> [Supplied material]:
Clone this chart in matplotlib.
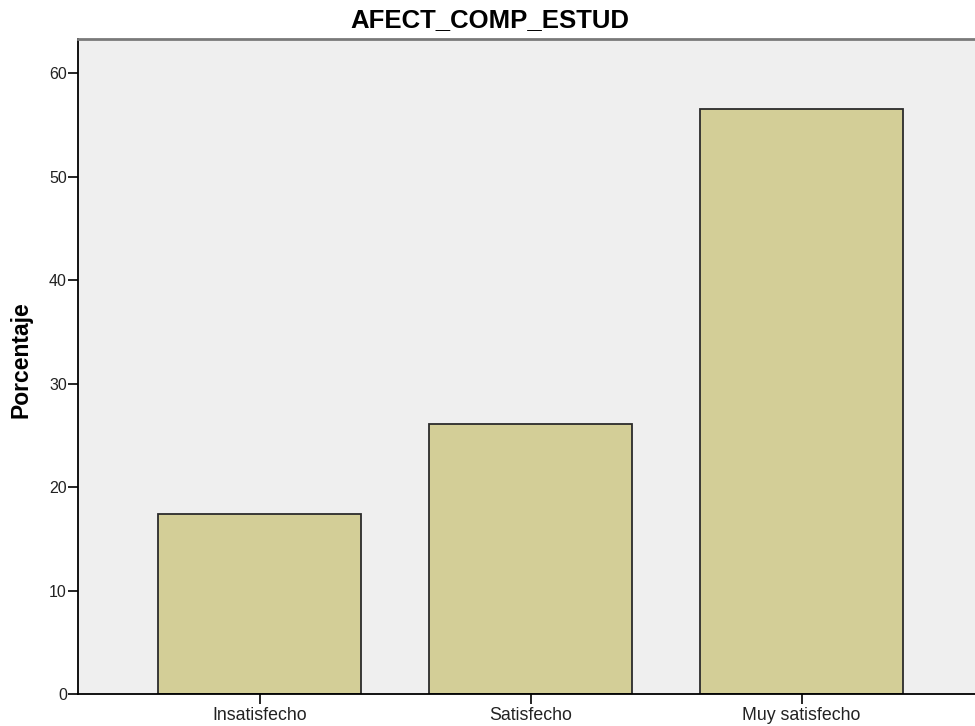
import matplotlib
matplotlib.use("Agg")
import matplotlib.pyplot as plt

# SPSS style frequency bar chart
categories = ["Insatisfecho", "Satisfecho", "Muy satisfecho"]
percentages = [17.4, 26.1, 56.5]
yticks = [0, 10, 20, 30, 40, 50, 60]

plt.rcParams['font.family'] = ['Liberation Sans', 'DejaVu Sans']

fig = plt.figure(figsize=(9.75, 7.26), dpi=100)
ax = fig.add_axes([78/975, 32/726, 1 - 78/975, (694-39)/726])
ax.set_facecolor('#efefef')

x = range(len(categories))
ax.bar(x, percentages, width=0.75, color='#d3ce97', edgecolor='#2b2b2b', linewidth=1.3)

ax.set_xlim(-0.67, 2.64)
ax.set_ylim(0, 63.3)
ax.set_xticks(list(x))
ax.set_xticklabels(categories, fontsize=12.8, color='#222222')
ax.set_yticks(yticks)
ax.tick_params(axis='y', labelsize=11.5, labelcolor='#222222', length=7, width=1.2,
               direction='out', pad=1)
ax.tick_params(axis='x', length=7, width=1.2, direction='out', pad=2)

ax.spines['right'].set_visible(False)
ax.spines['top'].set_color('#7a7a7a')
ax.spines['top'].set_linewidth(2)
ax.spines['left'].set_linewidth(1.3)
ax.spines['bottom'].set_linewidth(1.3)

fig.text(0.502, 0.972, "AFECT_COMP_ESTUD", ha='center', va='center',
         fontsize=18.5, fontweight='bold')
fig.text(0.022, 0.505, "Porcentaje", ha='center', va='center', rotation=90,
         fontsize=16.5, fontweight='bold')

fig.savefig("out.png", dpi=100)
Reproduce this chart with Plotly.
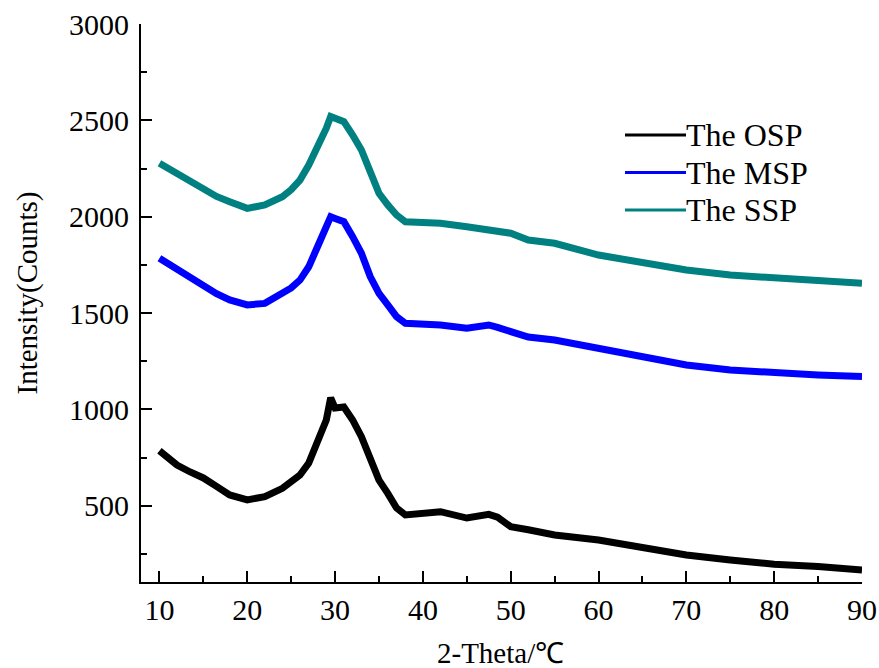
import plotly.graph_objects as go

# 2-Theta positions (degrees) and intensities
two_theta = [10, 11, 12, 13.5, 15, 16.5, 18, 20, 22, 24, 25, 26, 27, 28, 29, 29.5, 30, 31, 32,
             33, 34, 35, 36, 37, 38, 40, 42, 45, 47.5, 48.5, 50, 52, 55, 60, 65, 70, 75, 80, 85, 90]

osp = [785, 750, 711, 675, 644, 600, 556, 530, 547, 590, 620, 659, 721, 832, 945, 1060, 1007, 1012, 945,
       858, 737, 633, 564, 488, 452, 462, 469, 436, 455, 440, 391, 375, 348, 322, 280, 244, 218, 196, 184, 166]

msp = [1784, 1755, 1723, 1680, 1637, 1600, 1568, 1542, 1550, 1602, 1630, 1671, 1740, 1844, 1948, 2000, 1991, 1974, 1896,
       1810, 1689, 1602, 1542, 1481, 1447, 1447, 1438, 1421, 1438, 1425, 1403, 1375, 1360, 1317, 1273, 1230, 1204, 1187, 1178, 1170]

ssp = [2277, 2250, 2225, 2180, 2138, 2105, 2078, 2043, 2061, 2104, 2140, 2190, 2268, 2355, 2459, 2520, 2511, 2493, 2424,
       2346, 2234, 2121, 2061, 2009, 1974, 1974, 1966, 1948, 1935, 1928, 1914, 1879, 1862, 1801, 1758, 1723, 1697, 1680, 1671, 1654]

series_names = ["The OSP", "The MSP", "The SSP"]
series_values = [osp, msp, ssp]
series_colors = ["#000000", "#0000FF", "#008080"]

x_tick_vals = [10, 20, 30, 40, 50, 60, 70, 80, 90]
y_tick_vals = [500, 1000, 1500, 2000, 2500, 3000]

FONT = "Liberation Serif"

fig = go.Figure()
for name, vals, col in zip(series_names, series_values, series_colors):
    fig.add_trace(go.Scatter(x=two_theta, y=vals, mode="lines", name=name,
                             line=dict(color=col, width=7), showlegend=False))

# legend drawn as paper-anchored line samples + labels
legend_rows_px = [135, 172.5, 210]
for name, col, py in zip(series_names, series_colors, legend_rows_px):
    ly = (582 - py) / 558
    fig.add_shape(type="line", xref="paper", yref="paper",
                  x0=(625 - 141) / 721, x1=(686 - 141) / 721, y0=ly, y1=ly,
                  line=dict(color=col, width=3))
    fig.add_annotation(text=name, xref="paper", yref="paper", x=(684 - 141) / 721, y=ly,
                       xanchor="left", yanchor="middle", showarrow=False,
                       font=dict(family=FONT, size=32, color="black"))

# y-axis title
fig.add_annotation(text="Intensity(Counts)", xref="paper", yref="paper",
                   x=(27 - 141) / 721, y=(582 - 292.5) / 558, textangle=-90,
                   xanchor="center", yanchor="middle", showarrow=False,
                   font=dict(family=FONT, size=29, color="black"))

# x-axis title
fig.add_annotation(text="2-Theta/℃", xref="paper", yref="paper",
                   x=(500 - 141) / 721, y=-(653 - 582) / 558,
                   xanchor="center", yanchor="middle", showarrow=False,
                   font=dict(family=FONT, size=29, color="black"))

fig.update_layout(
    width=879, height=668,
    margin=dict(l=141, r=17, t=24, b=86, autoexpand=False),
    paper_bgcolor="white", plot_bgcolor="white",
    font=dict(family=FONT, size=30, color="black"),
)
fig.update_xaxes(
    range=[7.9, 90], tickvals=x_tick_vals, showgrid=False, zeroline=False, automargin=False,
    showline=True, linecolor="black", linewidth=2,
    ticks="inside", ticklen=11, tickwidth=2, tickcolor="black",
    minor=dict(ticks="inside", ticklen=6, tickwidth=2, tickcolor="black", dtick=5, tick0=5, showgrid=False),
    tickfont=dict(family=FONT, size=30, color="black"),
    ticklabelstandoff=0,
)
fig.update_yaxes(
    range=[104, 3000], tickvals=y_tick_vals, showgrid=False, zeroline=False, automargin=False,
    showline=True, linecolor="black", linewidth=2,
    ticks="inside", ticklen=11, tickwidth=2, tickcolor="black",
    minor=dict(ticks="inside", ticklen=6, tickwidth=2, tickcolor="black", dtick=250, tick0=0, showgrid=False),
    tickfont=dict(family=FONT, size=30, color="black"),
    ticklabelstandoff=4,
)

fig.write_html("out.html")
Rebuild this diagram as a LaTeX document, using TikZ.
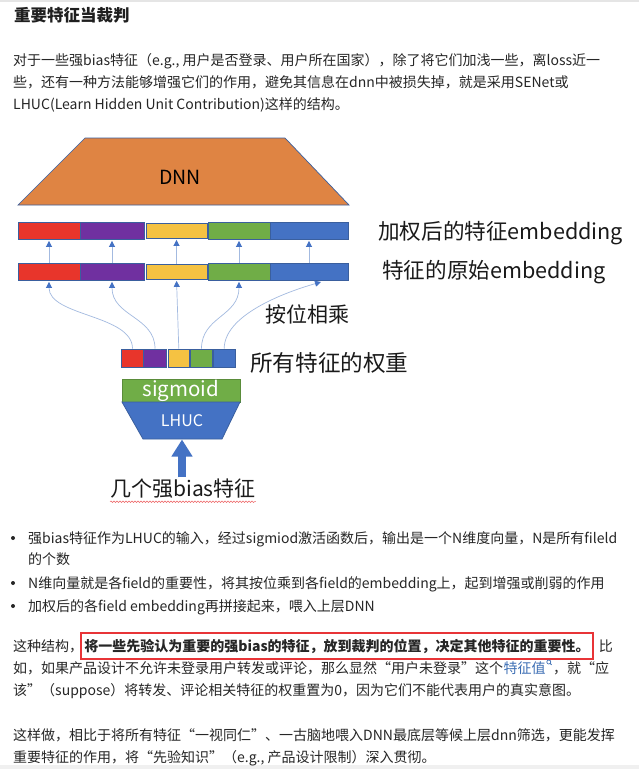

> [Requirement]:
The copy should hold exactly the lines from the line with "Reproduce this chart with Plotly." to the line with "80, 85, 90]", both ends in, set down without any pictures and with nothing added.

> [Answer to this task]:
Reproduce this chart with Plotly.
import plotly.graph_objects as go

# 2-Theta positions (degrees) and intensities
two_theta = [10, 11, 12, 13.5, 15, 16.5, 18, 20, 22, 24, 25, 26, 27, 28, 29, 29.5, 30, 31, 32,
             33, 34, 35, 36, 37, 38, 40, 42, 45, 47.5, 48.5, 50, 52, 55, 60, 65, 70, 75, 80, 85, 90]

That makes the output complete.